Publié le 28 décembre 2009 par Porky

S'il y a une phrase qui peut « résumer » le sens de cette œuvre de Paul Dukas, c'est bien celle tirée de l'Evangile selon Saint Jean : « La lumière luit dans les ténèbres et les ténèbres ne l'ont pas comprise. » Les paroles d'Ariane, au second acte, sont elles-mêmes très révélatrices : « Mes pauvres, pauvres sœurs ! Pourquoi voulez-vous donc qu'on vous délivre, si vous adorez vos ténèbres ? »

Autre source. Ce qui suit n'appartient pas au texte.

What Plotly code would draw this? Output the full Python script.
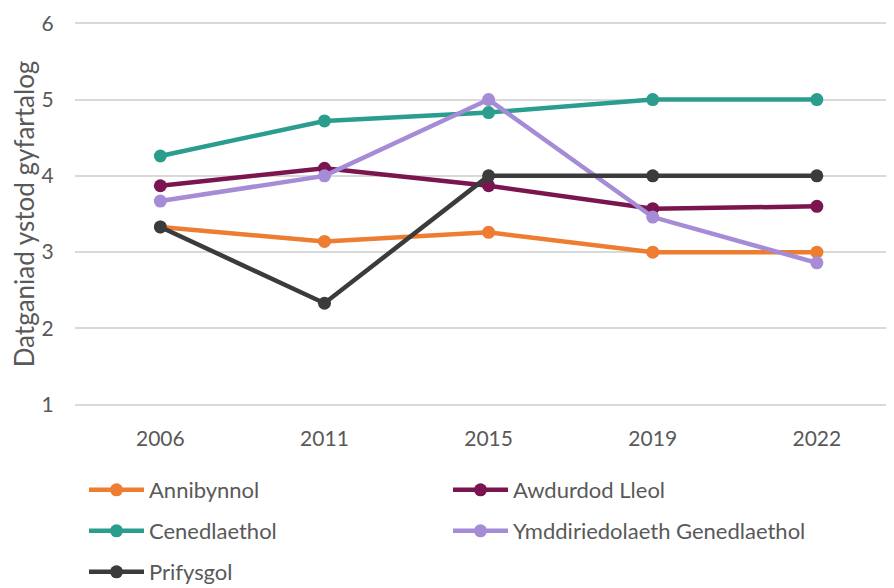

Chargé de symboles, l'opéra de Paul Dukas l'est tout autant que son frère hongrois, le Château de Barbe-bleue de Bela Bartok. Comme lui, il trouve son origine dans le conte de Perrault mais à cette source s'en ajoutent d'autres, multiples, et toutes sont liées à la mythologie. La première qui vient à l'esprit est bien sûr le mythe d'Ariane, l'amoureuse éperdue qui offrit à Thésée le fil lui permettant de sortir du labyrinthe de Cnossos après avoir tué le Minotaure et se fit abandonner par son séducteur sur l'île de Naxos ; l'autre référence renvoie à Thésée lui-même, puisque Ariane, comme lui, descend dans un labyrinthe souterrain pour, elle, libérer les femmes de Barbe-Bleue ; et puis, ne trouvons-nous pas aussi le mythe de Pandore, dans la mesure où Ariane, comme la première femme selon la mythologie grecque, incarne la curiosité et la désobéissance, mais cette fois vues d'une façon très positive -bien que le résultat ne soit guère enthousiasmant ?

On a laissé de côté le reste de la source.